While mortgagee sales and business collapses are running near or above record levels, banks have come in for stinging criticism over commercial and mortgage interest rate levels, foreclosures, management salaries and booking massive profits as customers struggle with the recession.
Research for broking firm Craigs Investment Partners says the big four banks are each estimated to have provision utilisation, or funds available to cover bad loans, of up to $A3 billion ($NZ3.77 billion) each.
Those provisions are expected to be the biggest contributors to banks' earnings growth during the next three years as alongside the improving economy and less bad-loan writeoffs each individual bank's profitability could be boosted by $A1.7 billion.
In 2011 alone, the entire banking sector was forecast to increase overall profitability by a collective $A4.5 billion from the loan provisioning, the research forecast.
Craigs broker Peter McIntyre said the big four banks had ended up in a stronger position from several areas, including government guarantees and bail-outs, shareholder issues and cash injections and also the demise of competitors such as smaller banking institutions and finance companies.
"They have been able to capitalise on the destruction within the finance sector, which will only provide them with bigger profits," Mr McIntyre said.
At the upper end of the 10%-30% upgrades are National Australia Bank and ANZ, which are considered more favourable because of their geographic growth strategies, with the ANZ focusing on Asia and National Australia on Europe.
"With the likelihood of a economic upturn ahead, the banks won't have to use these provisions, which will reflect well on their bottom line," Mr McIntyre said.
Globally, 13 governments in total have since the financial crisis began made $US3.3 trillion available in guarantees, $US2.7 trillion in stimulus packages and $US6.6 trillion in outright bail-outs.
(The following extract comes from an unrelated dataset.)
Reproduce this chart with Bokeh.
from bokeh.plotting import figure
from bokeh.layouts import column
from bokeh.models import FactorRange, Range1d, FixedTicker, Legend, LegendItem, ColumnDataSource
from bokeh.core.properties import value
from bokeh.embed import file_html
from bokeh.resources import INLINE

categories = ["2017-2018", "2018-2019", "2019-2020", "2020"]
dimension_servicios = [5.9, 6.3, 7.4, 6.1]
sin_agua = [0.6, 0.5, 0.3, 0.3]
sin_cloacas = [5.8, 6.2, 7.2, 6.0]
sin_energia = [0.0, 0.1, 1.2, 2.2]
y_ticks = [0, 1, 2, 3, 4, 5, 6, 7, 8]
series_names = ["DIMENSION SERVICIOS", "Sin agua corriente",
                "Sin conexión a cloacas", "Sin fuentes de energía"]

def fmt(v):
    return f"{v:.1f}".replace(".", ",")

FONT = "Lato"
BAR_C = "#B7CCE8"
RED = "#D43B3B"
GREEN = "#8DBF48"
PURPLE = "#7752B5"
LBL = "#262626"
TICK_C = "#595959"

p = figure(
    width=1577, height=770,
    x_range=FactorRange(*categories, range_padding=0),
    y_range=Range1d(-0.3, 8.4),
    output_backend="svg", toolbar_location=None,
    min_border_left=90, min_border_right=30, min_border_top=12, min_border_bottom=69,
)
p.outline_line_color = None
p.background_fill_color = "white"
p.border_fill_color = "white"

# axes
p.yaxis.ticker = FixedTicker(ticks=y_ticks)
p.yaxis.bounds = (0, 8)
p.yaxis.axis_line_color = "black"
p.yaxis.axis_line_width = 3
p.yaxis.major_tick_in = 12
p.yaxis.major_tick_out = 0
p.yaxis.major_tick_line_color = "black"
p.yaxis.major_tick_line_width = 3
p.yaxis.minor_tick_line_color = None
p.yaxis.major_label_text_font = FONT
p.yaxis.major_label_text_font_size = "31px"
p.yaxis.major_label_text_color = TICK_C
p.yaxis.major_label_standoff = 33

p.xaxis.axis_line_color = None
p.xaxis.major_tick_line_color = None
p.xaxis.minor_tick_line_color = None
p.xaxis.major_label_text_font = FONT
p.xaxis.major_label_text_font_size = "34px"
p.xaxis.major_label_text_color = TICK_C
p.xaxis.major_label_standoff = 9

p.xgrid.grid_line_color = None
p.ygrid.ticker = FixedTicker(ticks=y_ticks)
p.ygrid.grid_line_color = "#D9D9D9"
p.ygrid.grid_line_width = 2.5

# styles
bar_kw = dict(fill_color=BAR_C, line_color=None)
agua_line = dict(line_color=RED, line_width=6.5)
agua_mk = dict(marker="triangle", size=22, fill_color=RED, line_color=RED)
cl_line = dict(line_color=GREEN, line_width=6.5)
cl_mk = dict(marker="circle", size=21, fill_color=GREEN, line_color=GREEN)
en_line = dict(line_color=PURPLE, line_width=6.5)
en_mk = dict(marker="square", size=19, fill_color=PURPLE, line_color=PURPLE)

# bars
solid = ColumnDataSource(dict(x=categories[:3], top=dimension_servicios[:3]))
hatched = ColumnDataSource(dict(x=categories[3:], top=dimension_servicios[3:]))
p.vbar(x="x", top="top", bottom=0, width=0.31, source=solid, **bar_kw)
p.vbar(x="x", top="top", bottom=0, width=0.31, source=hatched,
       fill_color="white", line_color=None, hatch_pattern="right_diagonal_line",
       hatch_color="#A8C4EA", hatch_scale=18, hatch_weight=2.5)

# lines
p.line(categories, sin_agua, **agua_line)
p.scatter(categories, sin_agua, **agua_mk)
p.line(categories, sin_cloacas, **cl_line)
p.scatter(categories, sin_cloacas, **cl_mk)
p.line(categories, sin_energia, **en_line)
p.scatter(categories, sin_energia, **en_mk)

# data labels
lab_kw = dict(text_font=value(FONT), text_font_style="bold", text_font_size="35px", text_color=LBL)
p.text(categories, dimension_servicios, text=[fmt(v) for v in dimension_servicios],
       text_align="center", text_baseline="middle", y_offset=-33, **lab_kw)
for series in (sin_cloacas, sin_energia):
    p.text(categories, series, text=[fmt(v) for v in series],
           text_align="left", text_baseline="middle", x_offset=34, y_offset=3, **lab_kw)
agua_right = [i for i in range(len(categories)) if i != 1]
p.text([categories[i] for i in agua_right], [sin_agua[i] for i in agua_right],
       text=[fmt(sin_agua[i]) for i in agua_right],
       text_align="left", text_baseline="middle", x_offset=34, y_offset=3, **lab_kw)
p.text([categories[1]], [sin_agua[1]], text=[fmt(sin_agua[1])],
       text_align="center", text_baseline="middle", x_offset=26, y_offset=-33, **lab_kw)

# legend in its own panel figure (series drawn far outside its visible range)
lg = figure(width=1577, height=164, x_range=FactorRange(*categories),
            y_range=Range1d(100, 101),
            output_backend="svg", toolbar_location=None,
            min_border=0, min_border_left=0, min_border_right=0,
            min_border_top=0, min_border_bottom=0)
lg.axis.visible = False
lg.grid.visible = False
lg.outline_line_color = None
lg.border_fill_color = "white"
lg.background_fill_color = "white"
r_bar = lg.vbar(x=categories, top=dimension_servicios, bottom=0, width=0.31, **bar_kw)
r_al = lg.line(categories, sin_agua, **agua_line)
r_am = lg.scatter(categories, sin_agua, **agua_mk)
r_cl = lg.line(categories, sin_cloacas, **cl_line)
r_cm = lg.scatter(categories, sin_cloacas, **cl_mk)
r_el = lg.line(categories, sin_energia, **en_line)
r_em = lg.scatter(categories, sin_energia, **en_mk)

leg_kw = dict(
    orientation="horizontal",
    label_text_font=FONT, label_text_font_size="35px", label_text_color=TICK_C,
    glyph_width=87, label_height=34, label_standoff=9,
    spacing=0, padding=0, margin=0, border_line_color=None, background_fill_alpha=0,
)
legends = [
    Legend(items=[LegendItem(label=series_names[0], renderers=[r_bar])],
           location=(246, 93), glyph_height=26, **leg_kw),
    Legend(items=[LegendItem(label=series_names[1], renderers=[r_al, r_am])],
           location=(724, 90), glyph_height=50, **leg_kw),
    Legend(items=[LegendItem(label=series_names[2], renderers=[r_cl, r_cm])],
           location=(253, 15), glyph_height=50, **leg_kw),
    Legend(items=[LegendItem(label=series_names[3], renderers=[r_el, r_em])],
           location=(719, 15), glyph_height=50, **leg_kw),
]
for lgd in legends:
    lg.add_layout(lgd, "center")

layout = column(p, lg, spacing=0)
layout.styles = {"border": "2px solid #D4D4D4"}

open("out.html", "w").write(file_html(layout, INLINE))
In that period, the Australian Government has delivered $US550 billion available in guarantees, $US57 million in stimulus packages and $US6 billion in bail-outs.
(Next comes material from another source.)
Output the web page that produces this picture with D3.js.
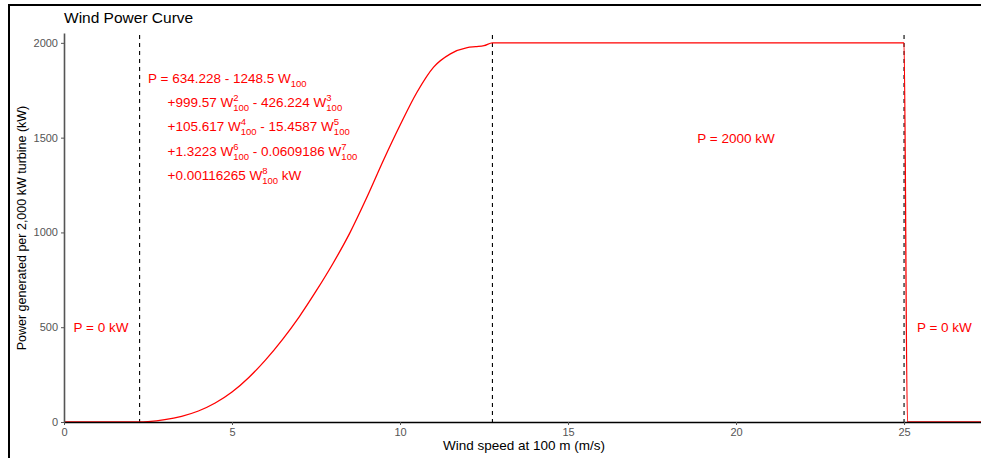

"As a result of some relatively quick moves by international governments, the level of systemic risk priced into markets, such as for defaults, appears to be abating," the research said.
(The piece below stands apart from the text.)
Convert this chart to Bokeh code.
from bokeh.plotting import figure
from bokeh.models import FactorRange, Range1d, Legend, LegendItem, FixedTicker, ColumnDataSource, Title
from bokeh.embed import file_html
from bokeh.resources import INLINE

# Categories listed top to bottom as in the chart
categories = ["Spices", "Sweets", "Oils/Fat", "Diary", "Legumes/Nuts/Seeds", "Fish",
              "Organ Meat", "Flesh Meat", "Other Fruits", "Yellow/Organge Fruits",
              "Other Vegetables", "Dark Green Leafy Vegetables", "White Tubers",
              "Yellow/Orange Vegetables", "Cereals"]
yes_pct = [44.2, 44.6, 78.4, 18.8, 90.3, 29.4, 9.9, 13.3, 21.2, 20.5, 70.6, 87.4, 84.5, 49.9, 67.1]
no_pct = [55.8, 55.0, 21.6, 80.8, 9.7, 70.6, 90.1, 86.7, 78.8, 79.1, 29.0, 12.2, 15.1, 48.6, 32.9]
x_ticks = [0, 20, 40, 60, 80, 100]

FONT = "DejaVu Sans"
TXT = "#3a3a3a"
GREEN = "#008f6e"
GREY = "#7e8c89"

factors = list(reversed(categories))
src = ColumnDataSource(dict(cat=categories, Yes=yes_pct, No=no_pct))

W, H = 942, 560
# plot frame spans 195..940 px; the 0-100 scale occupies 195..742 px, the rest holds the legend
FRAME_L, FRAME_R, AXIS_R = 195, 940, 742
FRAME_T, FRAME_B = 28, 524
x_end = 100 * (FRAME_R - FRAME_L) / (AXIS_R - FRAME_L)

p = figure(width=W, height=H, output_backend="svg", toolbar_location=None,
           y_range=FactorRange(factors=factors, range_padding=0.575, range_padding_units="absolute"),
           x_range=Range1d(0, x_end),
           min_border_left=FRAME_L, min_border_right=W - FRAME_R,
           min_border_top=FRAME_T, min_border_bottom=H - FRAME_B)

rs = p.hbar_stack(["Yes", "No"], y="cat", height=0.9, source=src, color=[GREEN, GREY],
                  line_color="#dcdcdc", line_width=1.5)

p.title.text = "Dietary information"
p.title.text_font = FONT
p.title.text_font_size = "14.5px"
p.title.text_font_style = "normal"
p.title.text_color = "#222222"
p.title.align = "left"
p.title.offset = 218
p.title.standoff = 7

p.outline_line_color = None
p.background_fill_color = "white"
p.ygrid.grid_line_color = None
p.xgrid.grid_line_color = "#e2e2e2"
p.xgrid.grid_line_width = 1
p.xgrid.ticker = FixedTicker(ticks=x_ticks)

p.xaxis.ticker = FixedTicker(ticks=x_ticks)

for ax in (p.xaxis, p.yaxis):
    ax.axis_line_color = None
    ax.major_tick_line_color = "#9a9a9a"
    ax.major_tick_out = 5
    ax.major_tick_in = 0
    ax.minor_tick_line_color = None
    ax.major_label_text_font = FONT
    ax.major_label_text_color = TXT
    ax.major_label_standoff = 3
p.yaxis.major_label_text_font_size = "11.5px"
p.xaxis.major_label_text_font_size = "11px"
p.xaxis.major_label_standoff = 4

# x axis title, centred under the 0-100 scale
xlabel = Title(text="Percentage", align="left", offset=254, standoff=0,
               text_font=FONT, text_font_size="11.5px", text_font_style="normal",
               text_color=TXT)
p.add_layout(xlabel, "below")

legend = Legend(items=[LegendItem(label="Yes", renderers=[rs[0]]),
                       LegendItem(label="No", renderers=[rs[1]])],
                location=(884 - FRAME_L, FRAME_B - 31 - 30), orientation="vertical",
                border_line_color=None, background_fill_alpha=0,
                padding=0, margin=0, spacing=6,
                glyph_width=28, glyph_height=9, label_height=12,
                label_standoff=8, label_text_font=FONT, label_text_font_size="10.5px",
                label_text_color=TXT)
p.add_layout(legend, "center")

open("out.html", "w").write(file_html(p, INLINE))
Mr McIntyre said the combination of improving credit growth and more stable profit margins would probably drive banks' earning growth at about 15% per year.
Subsequently, Craigs has revised its target prices for the banks up 15%-30%, with "buy" recommendations on ANZ and National Australia stocks being the "preferred recovery plays", while Commonwealth and Westpac as respectively third and fourth ranked have "hold" recommendations, but positive outlooks.
> Mr McIntyre's financial disclosure document is available on request.